GIVEN RECORDS:
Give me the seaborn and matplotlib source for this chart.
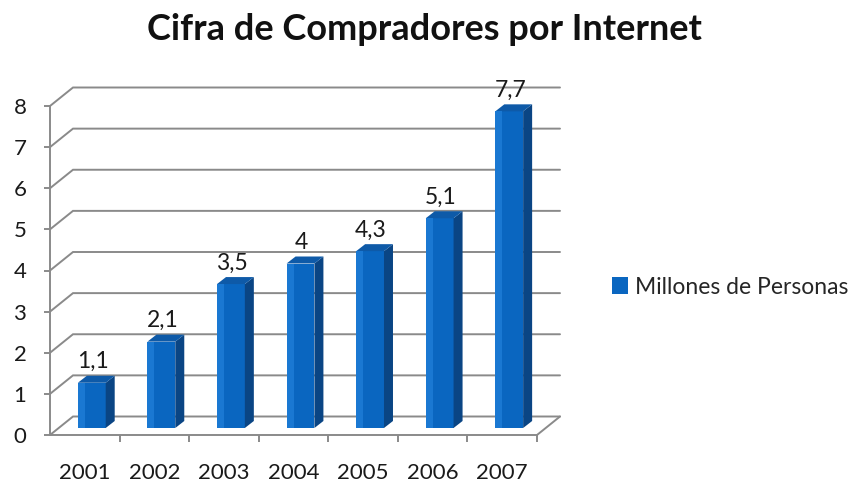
import matplotlib
matplotlib.use("Agg")
import matplotlib.pyplot as plt
from matplotlib.patches import Polygon, Rectangle
import seaborn as sns
import pandas as pd

# Data
years = ["2001", "2002", "2003", "2004", "2005", "2006", "2007"]
buyers = [1.1, 2.1, 3.5, 4.0, 4.3, 5.1, 7.7]
y_ticks = [0, 1, 2, 3, 4, 5, 6, 7, 8]
series_name = "Millones de Personas"
title = "Cifra de Compradores por Internet"

sns.set_theme(style="white")
plt.rcParams["font.family"] = ["Lato", "DejaVu Sans"]

W, H, DPI = 849, 484, 100
fig = plt.figure(figsize=(W / DPI, H / DPI), dpi=DPI)
fig.patch.set_facecolor("white")

# front plane of the 3-D box, in pixels
x0, x1, yb, yt = 50, 537, 435, 106
ax = fig.add_axes([x0 / W, 1 - yb / H, (x1 - x0) / W, (yb - yt) / H])
ax.set_facecolor("none")
ncat = len(years)
ax.set_xlim(-0.5, ncat - 0.5)
ax.set_ylim(0, 8)

ppx = (x1 - x0) / ncat       # pixels per category
ppy = (yb - yt) / 8.0        # pixels per unit


def d(px, py):
    """pixel offset (right, up) -> data offset"""
    return px / ppx, py / ppy


GRID = "#8a8a8a"
TEXT = "#1a1a1a"
BOX_DX, BOX_DY = d(23, 18.5)

# walls: gridlines on left and back walls, floor outline
for v in y_ticks:
    ax.plot([-0.5, -0.5 + BOX_DX, ncat - 0.5 + BOX_DX],
            [v, v + BOX_DY, v + BOX_DY],
            color=GRID, lw=1.4, clip_on=False, zorder=1, solid_joinstyle="miter")
ax.plot([ncat - 0.5, ncat - 0.5 + BOX_DX], [0, BOX_DY],
        color=GRID, lw=1.4, clip_on=False, zorder=1)

# bars (front faces)
df = pd.DataFrame({"year": years, "value": buyers})
FRONT = "#0a66c0"
SIDE = "#0a4584"
TOP = "#0e5aa8"
BAR_W = 0.40
sns.barplot(data=df, x="year", y="value", color=FRONT, saturation=1,
            width=BAR_W, ax=ax, zorder=3, linewidth=0)
ax.set_xlim(-0.5, ncat - 0.5)
ax.set_ylim(0, 8)

front_off_x, front_off_y = d(7, 7)
depth_x, depth_y = d(9, 7)
for p in ax.patches:
    bx = p.get_x() + front_off_x
    bw = p.get_width()
    h = p.get_height()
    p.set_xy((bx, front_off_y))
    p.set_edgecolor("none")
    p.set_clip_on(False)
    # lighter left strip of the front face
    ax.add_patch(Rectangle((bx, front_off_y), bw * 0.25, h, facecolor="#1a78d2",
                           edgecolor="none", zorder=3.1, clip_on=False))
    base = front_off_y
    side = Polygon([(bx + bw, base), (bx + bw + depth_x, base + depth_y),
                    (bx + bw + depth_x, base + h + depth_y), (bx + bw, base + h)],
                   closed=True, facecolor=SIDE, edgecolor="none", zorder=3, clip_on=False)
    top = Polygon([(bx, base + h), (bx + bw, base + h),
                   (bx + bw + depth_x, base + h + depth_y), (bx + depth_x, base + h + depth_y)],
                  closed=True, facecolor=TOP, edgecolor="none", zorder=3, clip_on=False)
    ax.add_patch(side)
    ax.add_patch(top)

# value labels
for i, v in enumerate(buyers):
    ax.annotate(f"{v:g}".replace(".", ","), xy=(i, v), xytext=(8 * 0.72, 28 * 0.72),
                textcoords="offset points", ha="center", va="center",
                fontsize=16.5, color=TEXT, zorder=5, annotation_clip=False)

# axes: front left and front floor edge
for s in ["top", "right"]:
    ax.spines[s].set_visible(False)
for s in ["left", "bottom"]:
    ax.spines[s].set_visible(True)
    ax.spines[s].set_color(GRID)
    ax.spines[s].set_linewidth(1.4)
    ax.spines[s].set_zorder(2)

ax.set_yticks(y_ticks)
ax.set_yticklabels([str(t) for t in y_ticks])
ax.tick_params(axis="y", which="major", direction="out", length=4, width=1.4,
               color=GRID, pad=13, labelsize=16, labelcolor=TEXT, left=True)
ax.set_xticks(range(ncat))
ax.set_xticklabels(years)
ax.tick_params(axis="x", which="major", length=0, pad=20, labelsize=16,
               labelcolor=TEXT)
ax.set_xticks([k + 0.5 for k in range(ncat)], minor=True)
ax.tick_params(axis="x", which="minor", direction="out", length=5, width=1.4,
               color=GRID, bottom=True)
ax.set_xlabel("")
ax.set_ylabel("")

# title
fig.text(0.5, 1 - 30 / H, title, ha="center", va="center",
         fontsize=26, fontweight="bold", color="#111111")

# legend
handle = Rectangle((0, 0), 1, 1, facecolor=FRONT, edgecolor="none")
fig.legend([handle], [series_name], loc="center left",
           bbox_to_anchor=(612 / W, 1 - 287 / H), frameon=False,
           fontsize=16.5, handlelength=0.7, handleheight=0.8, handletextpad=0.3,
           borderaxespad=0, borderpad=0)

fig.savefig("out.png", dpi=DPI, facecolor="white")
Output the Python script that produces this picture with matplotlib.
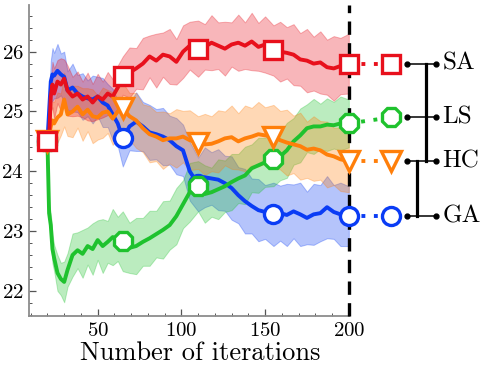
import matplotlib
matplotlib.use("Agg")
import matplotlib.pyplot as plt
from matplotlib.ticker import MultipleLocator

plt.rcParams['font.family'] = ['cmr10', 'DejaVu Serif']
plt.rcParams['axes.formatter.use_mathtext'] = True

# iteration grid
iters = [20, 21, 22, 23, 24, 26, 28, 30, 32, 35, 38, 41, 44, 47, 50, 53, 56, 59, 62, 65,
         69, 73, 77, 81, 85, 89, 93, 97, 101, 105, 110, 114, 118, 122, 126, 130, 134, 138,
         142, 146, 150, 155, 159, 163, 167, 171, 175, 179, 183, 187, 191, 195, 200]

sa = [24.5, 24.55, 25.25, 25.45, 25.3, 25.5, 25.45, 25.55, 25.35, 25.25, 25.3, 25.2, 25.25,
      25.15, 25.25, 25.2, 25.3, 25.25, 25.4, 25.6, 25.65, 25.72, 25.8, 25.92, 25.85, 25.95,
      25.92, 25.83, 26.0, 26.1, 26.05, 26.08, 26.15, 26.1, 26.05, 26.12, 26.15, 26.1, 26.17,
      26.08, 26.12, 26.02, 26.0, 25.98, 25.95, 25.87, 25.85, 25.8, 25.82, 25.74, 25.72,
      25.76, 25.8]
ga = [24.5, 25.0, 25.5, 25.62, 25.6, 25.68, 25.62, 25.58, 25.35, 25.4, 25.3, 25.25, 25.22,
      25.2, 25.25, 25.15, 25.1, 24.95, 24.8, 24.55, 24.75, 24.83, 24.75, 24.65, 24.62, 24.58,
      24.52, 24.42, 24.35, 24.0, 23.78, 23.9, 23.88, 23.86, 23.8, 23.72, 23.6, 23.5, 23.42,
      23.35, 23.32, 23.28, 23.3, 23.27, 23.33, 23.28, 23.22, 23.28, 23.3, 23.4, 23.32, 23.28,
      23.25]
hc = [24.5, 24.6, 24.75, 24.85, 24.8, 24.9, 24.95, 25.2, 24.95, 25.0, 25.08, 24.95, 25.03,
      24.92, 24.9, 24.98, 25.0, 24.88, 25.0, 25.05, 24.92, 24.85, 24.72, 24.62, 24.58, 24.52,
      24.55, 24.55, 24.58, 24.52, 24.48, 24.45, 24.46, 24.5, 24.55, 24.57, 24.5, 24.55, 24.58,
      24.62, 24.6, 24.58, 24.52, 24.48, 24.45, 24.42, 24.36, 24.38, 24.35, 24.28, 24.25,
      24.2, 24.17]
ls = [24.5, 23.3, 23.1, 22.7, 22.55, 22.3, 22.2, 22.15, 22.35, 22.6, 22.68, 22.62, 22.75,
      22.7, 22.85, 22.75, 22.82, 22.9, 22.87, 22.83, 22.72, 22.75, 22.82, 22.88, 22.95, 23.02,
      23.1, 23.25, 23.45, 23.65, 23.75, 23.62, 23.65, 23.7, 23.75, 23.82, 23.88, 23.93, 24.05,
      24.1, 24.15, 24.2, 24.25, 24.35, 24.5, 24.6, 24.72, 24.75, 24.75, 24.78, 24.77, 24.8,
      24.8]

# half widths of the shaded bands
sa_hw = [0.05, 0.1, 0.25, 0.38, 0.42, 0.36, 0.44, 0.32, 0.42, 0.33, 0.37, 0.3, 0.4, 0.31,
         0.38, 0.3, 0.36, 0.29, 0.37, 0.32, 0.42, 0.34, 0.43, 0.35, 0.45, 0.37, 0.46, 0.38,
         0.44, 0.4, 0.47, 0.38, 0.46, 0.39, 0.45, 0.37, 0.47, 0.39, 0.48, 0.4, 0.47, 0.42,
         0.5, 0.43, 0.51, 0.44, 0.53, 0.45, 0.52, 0.46, 0.54, 0.47, 0.5]
ga_hw = [0.05, 0.2, 0.35, 0.44, 0.38, 0.45, 0.35, 0.42, 0.32, 0.4, 0.31, 0.39, 0.3, 0.4,
         0.33, 0.41, 0.36, 0.43, 0.38, 0.47, 0.4, 0.49, 0.41, 0.46, 0.42, 0.48, 0.41, 0.47,
         0.43, 0.49, 0.45, 0.5, 0.44, 0.51, 0.46, 0.53, 0.47, 0.54, 0.46, 0.52, 0.45, 0.53,
         0.46, 0.52, 0.45, 0.53, 0.44, 0.51, 0.47, 0.52, 0.45, 0.53, 0.5]
hc_hw = [0.05, 0.15, 0.25, 0.32, 0.36, 0.42, 0.35, 0.45, 0.36, 0.43, 0.35, 0.44, 0.36, 0.45,
         0.37, 0.42, 0.36, 0.44, 0.38, 0.43, 0.39, 0.46, 0.4, 0.47, 0.41, 0.48, 0.42, 0.49,
         0.43, 0.5, 0.44, 0.51, 0.46, 0.52, 0.45, 0.53, 0.47, 0.55, 0.48, 0.54, 0.47, 0.53,
         0.49, 0.55, 0.48, 0.56, 0.47, 0.54, 0.49, 0.55, 0.48, 0.53, 0.52]
ls_hw = [0.05, 0.15, 0.2, 0.24, 0.22, 0.3, 0.27, 0.34, 0.28, 0.36, 0.3, 0.4, 0.31, 0.43,
         0.33, 0.45, 0.35, 0.47, 0.37, 0.5, 0.42, 0.47, 0.4, 0.46, 0.39, 0.48, 0.41, 0.47,
         0.4, 0.49, 0.42, 0.48, 0.41, 0.5, 0.43, 0.47, 0.41, 0.48, 0.4, 0.46, 0.41, 0.45,
         0.4, 0.46, 0.39, 0.45, 0.4, 0.46, 0.38, 0.44, 0.39, 0.45, 0.4]

marker_iters = [20, 65, 110, 155, 200]

# legend (right side)
names = ['SA', 'LS', 'HC', 'GA']
legend_y = [25.8, 24.9, 24.17, 23.25]

red = '#e8101c'
blue = '#0a3cf5'
orange = '#ff7f0a'
green = '#1fc22e'

series = [
    # (values, half width, colour, marker, marker size, legend row)
    (ga, ga_hw, blue, 'o', 13, 3),
    (ls, ls_hw, green, '8', 14, 1),
    (hc, hc_hw, orange, 'v', 15, 2),
    (sa, sa_hw, red, 's', 13, 0),
]

fig = plt.figure(figsize=(4.86, 3.74), dpi=100)
ax = fig.add_axes([0.0597, 0.155, 0.658, 0.8316])

for vals, hw, col, mk, ms, row in series:
    lo = [v - h for v, h in zip(vals, hw)]
    hi = [v + h for v, h in zip(vals, hw)]
    ax.fill_between(iters, lo, hi, color=col, alpha=0.3, lw=0.7, zorder=1)

for k, (vals, hw, col, mk, ms, row) in enumerate(series):
    ax.plot(iters, vals, color=col, lw=2.8, zorder=3 + k, solid_joinstyle='round')

ax.axvline(200, color='black', lw=2.4, ls=(0, (4, 2.5)), zorder=8, clip_on=False)

for k, (vals, hw, col, mk, ms, row) in enumerate(series):
    my = [vals[iters.index(m)] for m in marker_iters]
    ax.plot(marker_iters, my, ls='none', marker=mk, ms=ms, mfc='white', mec=col,
            mew=2.4, zorder=10 + k, clip_on=False)
    ax.plot([200, 225], [vals[-1], legend_y[row]], color=col, lw=2.8, ls=(0, (1, 2.2)),
            zorder=9, clip_on=False)
    ax.plot([225], [legend_y[row]], ls='none', marker=mk, ms=ms, mfc='white', mec=col,
            mew=2.4, zorder=10 + k, clip_on=False)

for y, name in zip(legend_y, names):
    ax.plot([235, 252], [y, y], color='black', lw=1.1, marker='o', ms=3.5, clip_on=False)
    ax.text(256, y, name, fontsize=18, va='center', ha='left')

ax.plot([246.4, 246.4], [legend_y[0], legend_y[2]], color='black', lw=2.3, clip_on=False)
ax.plot([241, 241], [legend_y[2], legend_y[3]], color='black', lw=2.3, clip_on=False)

ax.set_xlim(9, 200)
ax.set_ylim(21.58, 26.78)
ax.spines['top'].set_visible(False)
ax.spines['right'].set_visible(False)
for s in ['left', 'bottom']:
    ax.spines[s].set_color('#8c8c8c')
    ax.spines[s].set_linewidth(1.3)

ax.xaxis.set_major_locator(MultipleLocator(50))
ax.xaxis.set_minor_locator(MultipleLocator(10))
ax.yaxis.set_major_locator(MultipleLocator(1))
ax.yaxis.set_minor_locator(MultipleLocator(0.2))
ax.tick_params(which='both', direction='in', color='#555555', labelsize=15, pad=4)
ax.tick_params(which='major', length=5, width=0.9)
ax.tick_params(which='minor', length=2.5, width=0.7)
ax.set_xticks([50, 100, 150, 200])
ax.set_yticks([22, 23, 24, 25, 26])

ax.set_xlabel("Number of iterations", fontsize=19, labelpad=1, x=0.534)

fig.savefig("out.png", dpi=100)
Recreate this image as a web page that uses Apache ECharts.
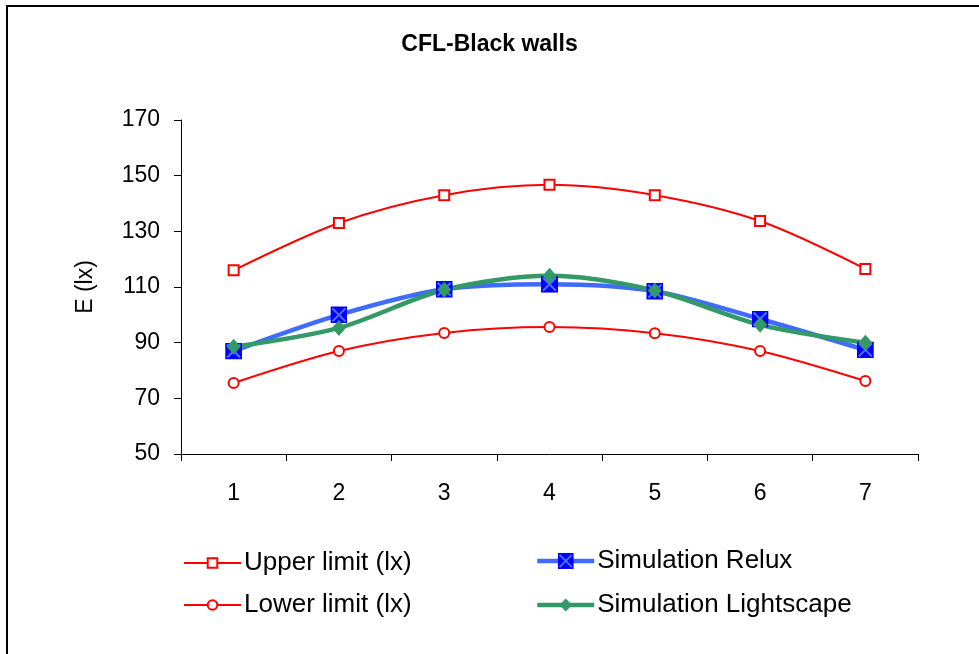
<!DOCTYPE html>
<html>
<head>
<meta charset="utf-8">
<script src="https://cdn.jsdelivr.net/npm/echarts@6/dist/echarts.min.js"></script>
<style>
html,body{margin:0;padding:0;background:#fff;}
#main{width:979px;height:654px;}
</style>
</head>
<body>
<div id="main"></div>
<script>
const categories = ['1', '2', '3', '4', '5', '6', '7'];
const upperLimit = [116, 133, 143, 146.7, 143, 133.7, 116.5];
const lowerLimit = [75.5, 87, 93.5, 95.6, 93.4, 87, 76.2];
const relux = [87, 100, 109.2, 111, 108.5, 98.5, 87.4];
const lightscape = [88.5, 95.3, 109, 114, 108.7, 96.4, 90];
const yTicks = { min: 50, max: 170, interval: 20 };

const FONT = 'Liberation Sans, Arial, sans-serif';
const reluxSvg = '<svg xmlns="http://www.w3.org/2000/svg" width="17" height="17" viewBox="0 0 17 17">' +
  '<rect x="0" y="0" width="17" height="17" fill="#0000FF"/>' +
  '<path d="M2 2 L15 15 M15 2 L2 15" stroke="#4D70FF" stroke-width="2"/></svg>';
const reluxSymbol = 'image://data:image/svg+xml;charset=utf-8,' + encodeURIComponent(reluxSvg);

const chart = echarts.init(document.getElementById('main'), null, { renderer: 'canvas' });

function legendAt(name, left, top, lw, ih) {
  return {
    data: [name], left: left, top: top, itemWidth: 57, itemHeight: ih, itemGap: 0,
    selectedMode: false, padding: 0,
    lineStyle: { width: lw },
    textStyle: { fontFamily: FONT, fontSize: 26, color: '#000', padding: [0, 0, 0, -2] }
  };
}

chart.setOption({
  animation: false,
  backgroundColor: '#fff',
  title: {
    text: 'CFL-Black walls', left: 'center', top: 28,
    textStyle: { fontFamily: FONT, fontSize: 23, fontWeight: 'bold', color: '#000' }
  },
  graphic: [{
    type: 'polyline', shape: { points: [[7, 700], [7, 6], [1000, 6]] },
    style: { stroke: '#000', lineWidth: 2, fill: null }, silent: true
  }],
  legend: [
    legendAt('Upper limit (lx)', 183, 550, 2, 12),
    legendAt('Lower limit (lx)', 183, 592, 2, 12),
    legendAt('Simulation Relux', 535, 548, 4.5, 20),
    legendAt('Simulation Lightscape', 535, 592, 4.5, 16)
  ],
  grid: { left: 181, right: 61, top: 120, bottom: 200 },
  xAxis: {
    type: 'category', data: categories, boundaryGap: true,
    axisLine: { lineStyle: { color: '#000', width: 1 } },
    axisTick: { show: true, length: 7, lineStyle: { color: '#000' } },
    axisLabel: { fontFamily: FONT, fontSize: 23, color: '#000', margin: 28 },
    splitLine: { show: false }
  },
  yAxis: {
    type: 'value', min: yTicks.min, max: yTicks.max, interval: yTicks.interval,
    name: 'E (lx)', nameLocation: 'middle', nameGap: 84, nameRotate: 90,
    nameTextStyle: { fontFamily: FONT, fontSize: 23, color: '#000' },
    axisLine: { show: true, lineStyle: { color: '#000', width: 1 } },
    axisTick: { show: true, length: 7, lineStyle: { color: '#000' } },
    axisLabel: { fontFamily: FONT, fontSize: 23, color: '#000', margin: 21 },
    splitLine: { show: false }
  },
  series: [
    {
      name: 'Upper limit (lx)', type: 'line', data: upperLimit, smooth: 0.3,
      symbol: 'rect', symbolSize: 10, showAllSymbol: true,
      lineStyle: { color: '#FF0000', width: 2 },
      itemStyle: { color: '#fff', borderColor: '#FF0000', borderWidth: 2 }
    },
    {
      name: 'Lower limit (lx)', type: 'line', data: lowerLimit, smooth: 0.3,
      symbol: 'circle', symbolSize: 10, showAllSymbol: true,
      lineStyle: { color: '#FF0000', width: 2 },
      itemStyle: { color: '#fff', borderColor: '#FF0000', borderWidth: 2 }
    },
    {
      name: 'Simulation Relux', type: 'line', data: relux, smooth: 0.3,
      symbol: reluxSymbol, symbolSize: 17, showAllSymbol: true,
      lineStyle: { color: '#3F6BFF', width: 4.5 },
      itemStyle: { color: '#0000FF' }
    },
    {
      name: 'Simulation Lightscape', type: 'line', data: lightscape, smooth: 0.3,
      symbol: 'diamond', symbolSize: [14, 16], showAllSymbol: true,
      lineStyle: { color: '#339966', width: 4.5 },
      itemStyle: { color: '#339966' }
    }
  ]
});
</script>
</body>
</html>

REQUEST: Reproduce exactly, and only, the lines from the one containing "Output the Python" through the one containing "plt.rcParams['axes.formatter.use_mathtext'] = True", including both; leave out any pictures.

TASK ANSWER:
Output the Python script that produces this picture with matplotlib.
import matplotlib
matplotlib.use("Agg")
import matplotlib.pyplot as plt
from matplotlib.ticker import MultipleLocator

plt.rcParams['font.family'] = ['cmr10', 'DejaVu Serif']
plt.rcParams['axes.formatter.use_mathtext'] = True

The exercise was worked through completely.